Milano di tutto ha bisogno tranne di un boschetto in piazza Duomo
09 Novembre 2009
Dà conforto constatare sui giornali l’ampia ribellione all’idea di Renzo Piano (a cui peraltro dobbiamo essere grati perché finalmente si è aperto un vero dibattito con posizioni contrapposte sull’architettura cittadina) di costruire un boschetto in piazza del Duomo. Perfette le osservazioni di un grande architetto come Mario Bellini che dice che il problema del verde riguarda gli spazi da costruire non già quelli già definiti, e l’idea di Piano è bizzarra come lo sarebbe proporre un boschetto “in piazza San Marco”. In Vittorio Gregotti, poi, che difende il contesto storico di una piazza come quella del Duomo, luogo di “pietra” per eccellenza, è rispuntato lo spirito del critico di architettura di formazione rogersiana, assai più valido di quello del recente progettista di mediocri periferie.
Perché un progettista pur di qualità come Piano ha fatto una proposta così evidentemente sbalestrata? In realtà ci troviamo di fronte a un architetto che dà il meglio di sé, riesce a esprime una qualche poesia innanzi tutto quando s’impegna a sposare un progetto a un ambiente naturale. Un ambiente non troppo urbanizzato. Invece, dal porto di Genova è stato allontanato perché non era in grado di entrare in sintonia con le complesse esigenze di quel luogo, a Sesto San Giovanni le sue idee sono rimaste astratte, marginali nella periferia milanese di Lambrate e ha suscitato delusione il suo progetto del grattacielo per il New York Times, a Manhattan il luogo per eccellenza dell’urbanesimo moderno. Alla fine, del fantastico progetto per il Beaubourg di cui ci innamorammo a metà degli anni Settanta si è potuto comprendere come la vera intelligenza creativa fosse quella di Richard Rogers che poi ci ha deliziato con altre opere analoghe (fantastico l’edificio dei Lloyd’s di Londra). Era lui il genio del contesto urbano che ha inventato quella sorta di luna park nel cuore di Parigi che è il Centre Pompidou.
E’ significativo, comunque, come a un architetto, sia pure star, venga in testa di comandare senza nessuna titubanza in una città come Milano e lo faccia in sintonia con un altro grande artista come Claudio Abbado che ha l’arroganza di chiedere, per “tornare a dirigere” alla Scala, che si piantino 90 mila alberi in città: e Piano si collega direttamente a questa stravagante richiesta. Qualcuno paradossalmente osserva come fosse dai tempi di Caligola che una volontà così disordinata non si imponeva sulla cosa pubblica.

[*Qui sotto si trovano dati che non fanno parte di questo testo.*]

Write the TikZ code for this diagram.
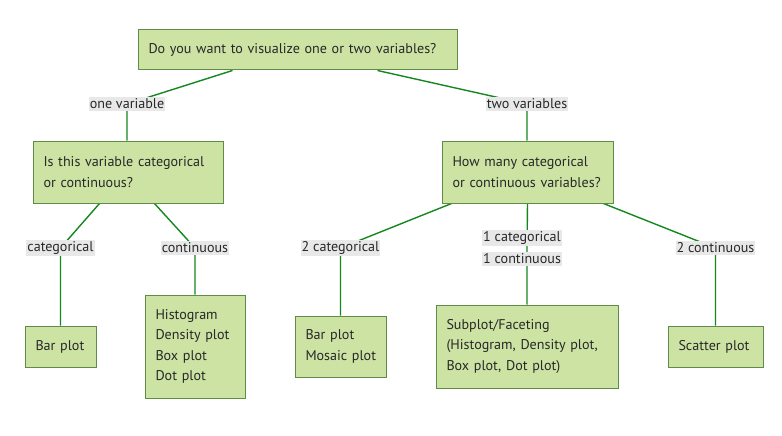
\documentclass[tikz,border=0pt]{standalone}
\usepackage{fontspec}
\setmainfont{PT Sans}
\usetikzlibrary{backgrounds}
\definecolor{boxfill}{RGB}{205,227,164}
\definecolor{boxdraw}{RGB}{95,140,70}
\definecolor{edgecol}{RGB}{20,135,30}
\definecolor{labfill}{RGB}{232,232,232}
\definecolor{txt}{RGB}{40,40,40}
\tikzset{
  box/.style={draw=boxdraw, fill=boxfill, line width=1pt, rectangle, align=left,
    inner xsep=10.5pt, inner ysep=0pt, text=txt,
    font=\fontsize{14.1}{20.5}\selectfont},
  lab/.style={fill=labfill, inner xsep=1pt, inner ysep=1.5pt, text=txt,
    font=\fontsize{14.1}{15}\selectfont},
  edge/.style={draw=edgecol, line width=1.4pt}
}
\begin{document}
\begin{tikzpicture}[x=1pt,y=1pt]
\useasboundingbox (0,0) rectangle (782,-436);
\node[box, text width=298pt, minimum height=40pt] (top) at (297.5,-50) {\mbox{Do you want to visualize one or two variables?}};
\node[box, text width=169pt, minimum height=62pt] (q1) at (128,-172) {\mbox{Is this variable categorical}\\\mbox{or continuous?}};
\node[box, text width=150pt, minimum height=62pt] (q2) at (527.5,-172) {\mbox{How many categorical}\\\mbox{or continuous variables?}};
\node[box, text width=50pt, minimum height=41pt] (bar1) at (60.5,-346.5) {\mbox{Bar plot}};
\node[box, text width=79pt, minimum height=103pt] (hist) at (195,-346.5) {Histogram\\\mbox{Density plot}\\\mbox{Box plot}\\\mbox{Dot plot}};
\node[box, text width=70pt, minimum height=61pt] (mos) at (340.5,-346.5) {\mbox{Bar plot}\\\mbox{Mosaic plot}};
\node[box, text width=161pt, minimum height=83pt] (sub) at (527,-346.5) {Subplot/Faceting\\\mbox{(Histogram, Density plot,}\\\mbox{Box plot, Dot plot)}};
\node[box, text width=74pt, minimum height=41pt] (sca) at (715.5,-346.5) {\mbox{Scatter plot}};

\node[lab] (l1) at (127,-104) {one variable};
\node[lab] (l2) at (527,-104) {two variables};
\node[lab] (l3) at (60.5,-248) {categorical};
\node[lab] (l4) at (195,-248) {continuous};
\node[lab] (l5) at (340.5,-248) {2 categorical};
\node[lab, anchor=west] (l6a) at (482,-238) {1 categorical};
\node[lab, anchor=west] (l6b) at (482,-259) {1 continuous};
\node[lab] (l7) at (715.5,-248) {2 continuous};
\coordinate (m6) at (527,-248);

\begin{scope}[on background layer]
\draw[edge] ([xshift=95pt]top.south west) -- (l1.center) -- (l1.center |- q1.north);
\draw[edge] ([xshift=240pt]top.south west) -- (l2.center) -- (l2.center |- q2.north);
\draw[edge] ([xshift=67pt]q1.south west) -- (l3.center) -- (l3.center |- bar1.north);
\draw[edge] ([xshift=122pt]q1.south west) -- (l4.center) -- (hist.north);
\draw[edge] ([xshift=10pt]q2.south west) -- (l5.center) -- (mos.north);
\draw[edge] (q2.south) -- (m6) -- (sub.north);
\draw[edge] ([xshift=-10pt]q2.south east) -- (l7.center) -- (sca.north);
\end{scope}
\end{tikzpicture}
\end{document}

Tutto ciò avviene perché Letizia Moratti non esercita una vera guida sull’amministrazione. E infatti ha subito dato sventatamente un suo più o meno generico appoggio all’idea dell’architetto genovese.

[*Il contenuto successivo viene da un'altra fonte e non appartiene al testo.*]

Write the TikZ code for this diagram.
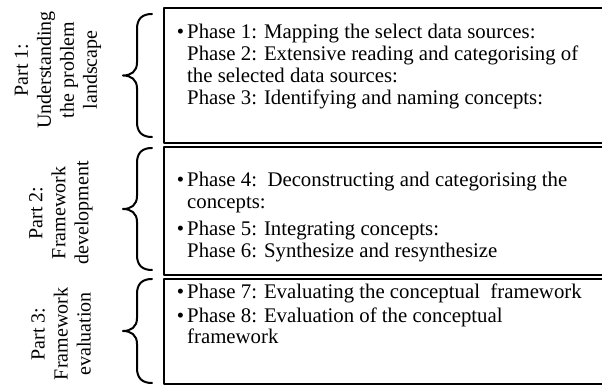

In questo senso anche tutte le spericolate idee di mettere al centro della prossima Expo 2015 un orticello globale hanno questa matrice: volontà progettuali che si esprimono sulla base di singole motivazioni e vocazioni (quello che so fare è questo e dunque si fa questo) piuttosto che su un’articolata riflessione su che cosa ci deve essere al centro di un progetto sia questo un sistema di verde per Milano, la preparazione di una Expo o la risistemazione di piazza Duomo: un problema, quest’ultimo, su cui si discute da un cinque o sei secoli, e un po’ meno sbrigativamente di come fa Piano, tra l’altro con un ultimo fantastico progetto (in cui il minimo di verde presente ha una logica progettuale legata al contesto) di quel meraviglioso architetto razionalista che fu Ignazio Gardella, proposto a metà degli anni Trenta e ripreso negli anni Ottanta.

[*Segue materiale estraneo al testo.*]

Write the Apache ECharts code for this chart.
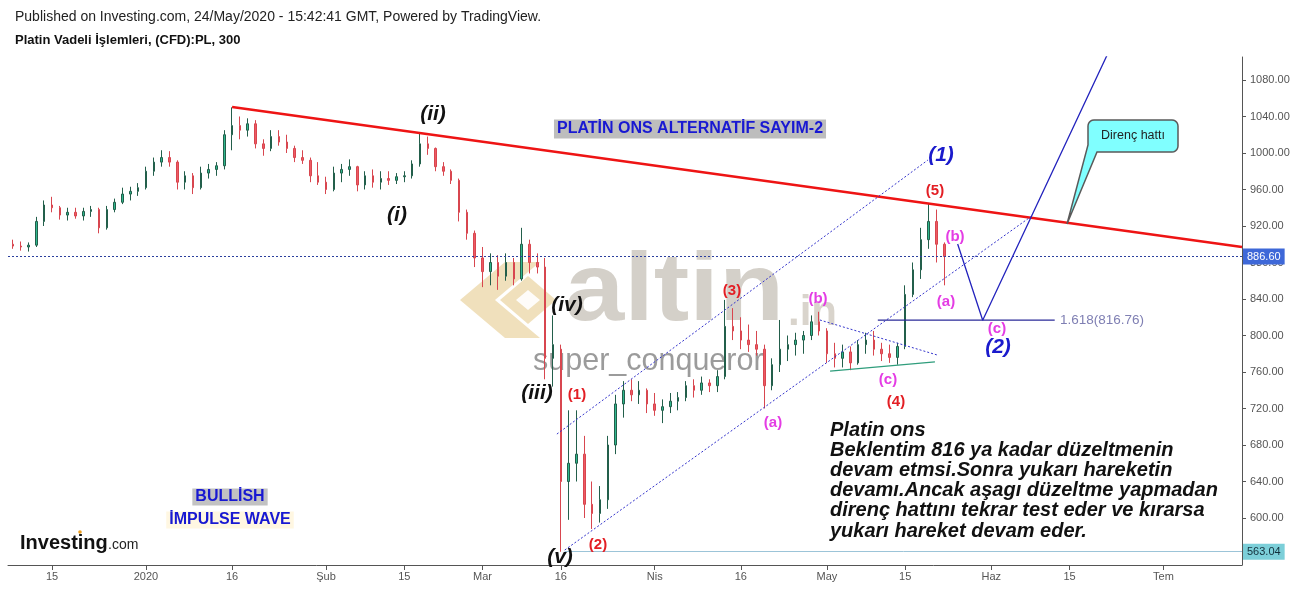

La storia di come si è ammalata gravemente una cultura del progetto a Milano è lunga: dagli eccessi di utopia ed estremismo del Sessantotto, agli impacci decisionali della prima repubblica dei “partiti” (durante la quale peraltro partirono anche progetti di grande respiro), alla mortifera logica moralistico-repressiva del ’92 (il colpo finale). Forse solo con il primo Albertini (con Giorgio Goggi. Maurizio Lupi, Stefano Parisi) c’è stata una stagione di ripresa. Poi un po’ affossata dall’amministrazione Moratti, che pure può contare su elementi di valore come l’assessore al territorio Carlo Masseroli. Riprendere una discussione che tenga conto innanzi tutto della storia della città, cioè dell’unico punto solido su cui si possono innescare politiche per lo sviluppo e per l’ambiente, è una forte esigenza di cui si stanno rendendo sempre più conto anche ambienti che pensavano di poterne fare a meno.